The report comes after financial watchdog Audit Scotland also warned of "significant risks" around the policy and said it was "difficult to see" how the 2020 deadline could be met.

In a scathing report published in February, it catalogued a series of problems with staffing, infrastructure, and disagreements with councils about how much it will cost.

Since then, the Scottish Government has announced a near £1 billion funding package with the Convention of Scottish Local Authorities (Cosla) which it said will "significantly increase rates", however the NDNA claims there are still major concerns.

Ms Tanuku said: "The problem that exists now is that the government has announced funding which is going to be passed on to local authorities, and at the moment they're giving private providers very little to deliver high quality care.
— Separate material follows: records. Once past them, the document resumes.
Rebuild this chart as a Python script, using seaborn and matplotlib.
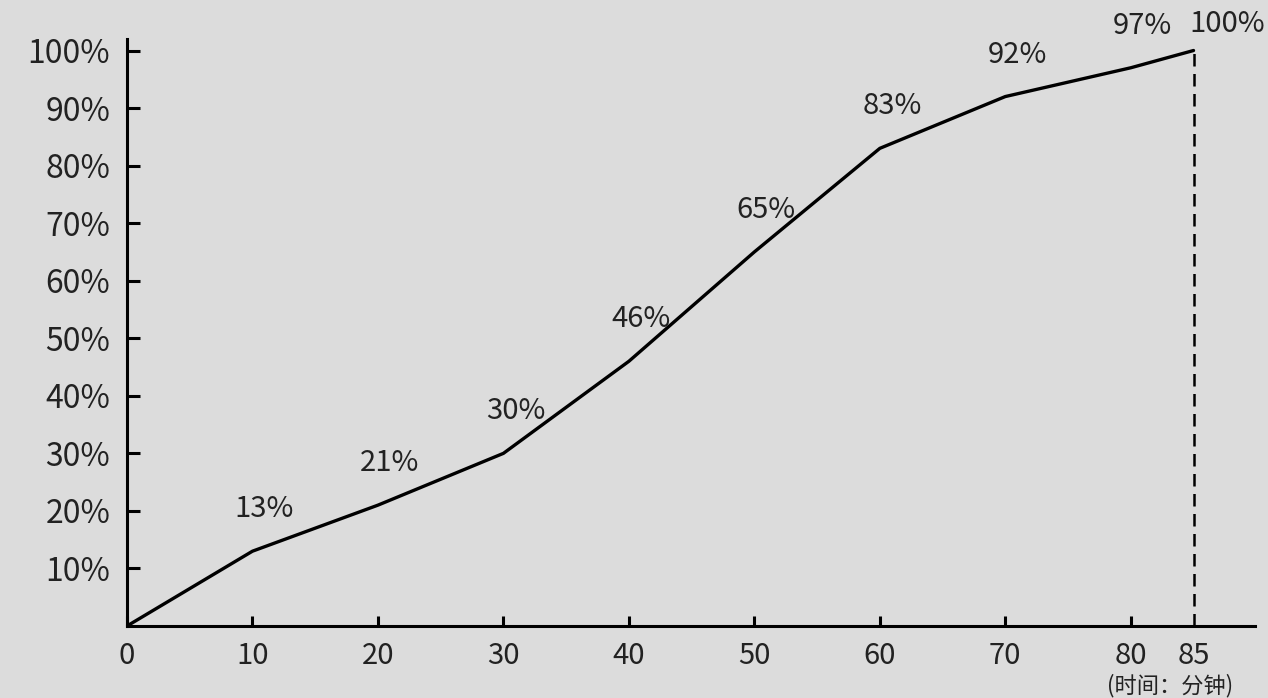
import numpy as np
import pandas as pd
import matplotlib
matplotlib.use('Agg')
import matplotlib.pyplot as plt
import seaborn as sns

# dados
minutos = [0, 10, 20, 30, 40, 50, 60, 70, 80, 85]
porcentagem = [0, 13, 21, 30, 46, 65, 83, 92, 97, 100]
rotulos_x = ['0', '10', '20', '30', '40', '50', '60', '70', '80', '85']
ticks_y = [10, 20, 30, 40, 50, 60, 70, 80, 90, 100]
rotulo_eixo = '(时间：分钟)'

df = pd.DataFrame({'minutos': minutos, 'porcentagem': porcentagem})

sns.set_theme(style='ticks')
plt.rcParams['font.family'] = ['Noto Sans CJK SC', 'DejaVu Sans']
fundo = '#dcdcdc'
cor_texto = '#222222'

fig = plt.figure(figsize=(12.68, 6.98), dpi=100, facecolor=fundo)
ax = fig.add_axes([127 / 1268, 1 - 626 / 698, (1255 - 127) / 1268, (626 - 39) / 698])
ax.set_facecolor(fundo)

sns.lineplot(data=df, x='minutos', y='porcentagem', color='black', linewidth=2.4, ax=ax)

# linha tracejada no final
ax.vlines(minutos[-1], 0, porcentagem[-1], colors='black', linewidth=1.8,
          linestyles=(0, (5, 3)))

# rótulos dos pontos
for x, y in zip(minutos[1:-1], porcentagem[1:-1]):
    ax.annotate(f'{y}%', (x, y), xytext=(12, 42), textcoords='offset pixels',
                ha='center', va='center', fontsize=21, color=cor_texto)
ax.annotate(f'{porcentagem[-1]}%', (minutos[-1], porcentagem[-1]), xytext=(-4, 27),
            textcoords='offset pixels', ha='left', va='center', fontsize=21,
            color=cor_texto, annotation_clip=False)

ax.set_xlim(0, 89.9)
ax.set_ylim(0, 102)
ax.set_xticks(minutos)
ax.set_xticklabels(rotulos_x)
ax.set_yticks(ticks_y)
ax.set_yticklabels([f'{v}%' for v in ticks_y])
ax.set_xlabel('')
ax.set_ylabel('')

sns.despine(ax=ax)
for s in ['left', 'bottom']:
    ax.spines[s].set_linewidth(2.2)
    ax.spines[s].set_color('black')

ax.tick_params(axis='y', direction='in', length=9, width=2.2, pad=12,
               labelsize=23, colors='black', labelcolor=cor_texto)
ax.tick_params(axis='x', direction='in', length=7, width=2.2, pad=11,
               labelsize=21, colors='black', labelcolor=cor_texto)
ax.xaxis.get_major_ticks()[-1].tick1line.set_visible(False)

fig.text(1107 / 1268, 1 - 686 / 698, rotulo_eixo, ha='left', va='center',
         fontsize=16, color=cor_texto)

fig.savefig('out.png', dpi=100, facecolor=fundo)
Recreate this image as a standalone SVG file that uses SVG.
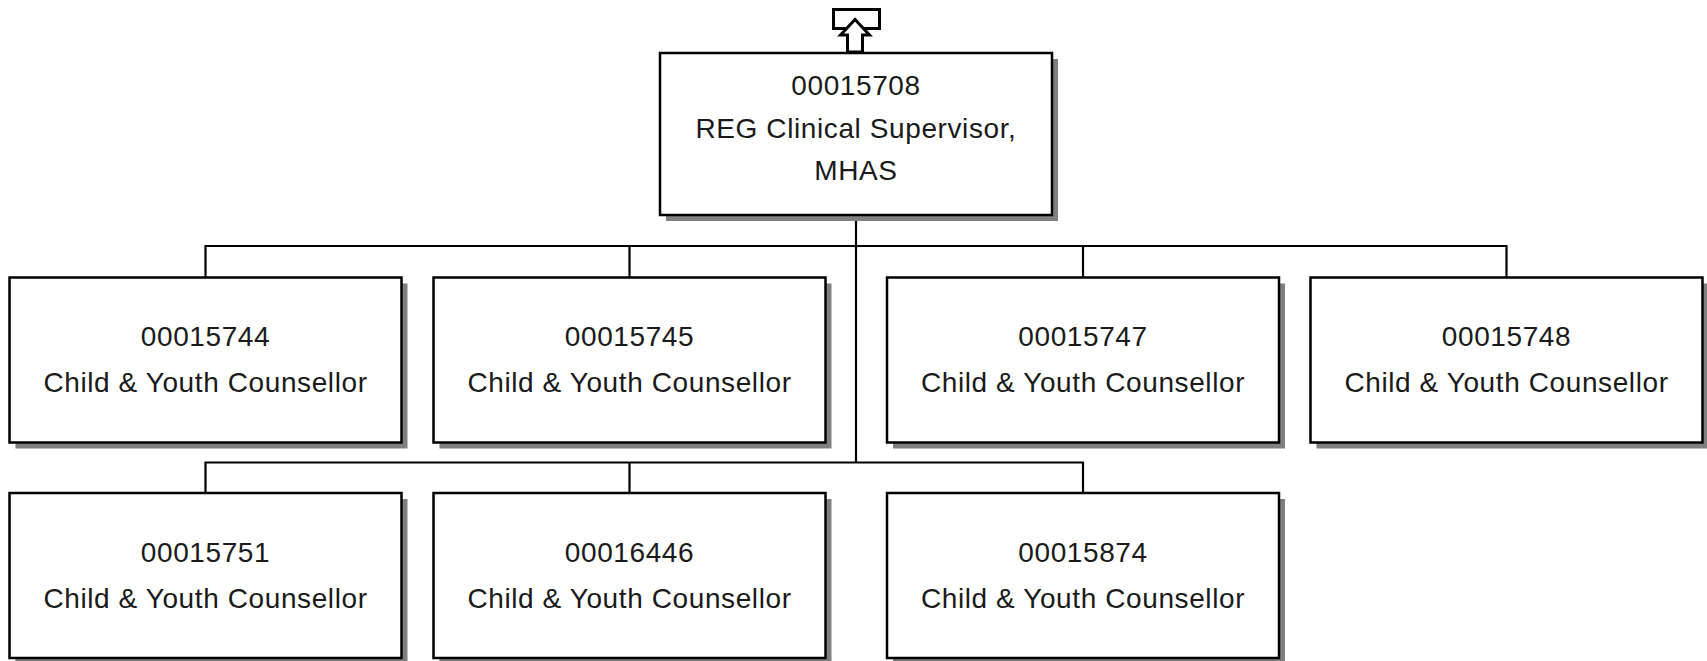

"What we need to know now is how the Scottish Government is going to police the funding to make sure local authorities are treating all providers - both local authority centres and private providers - equally."

She added that private nurseries still have no information on what the new rate will be and are being asked to sign up to the 1140 hours scheme without knowing the full details.

The NDNA survey - which revealed that just seven per cent of providers are currently able to meet the new provision - showed that more than three quarters said a better funding rate would enable them to sign up.

A Scottish Government spokesman said: "Since this survey was carried out, the Scottish Government has agreed a landmark near £1 billion funding package with COSLA which provides for local authorities to offer fair and sustainable funding rates to private and third sector nurseries, which will significantly increase rates across Scotland and enable all childcare workers delivering the funded entitlement to be paid the Scottish living wage."

The spokesman added that the introduction of a 'funding follows the child' model would provide more opportunities for private sector nurseries.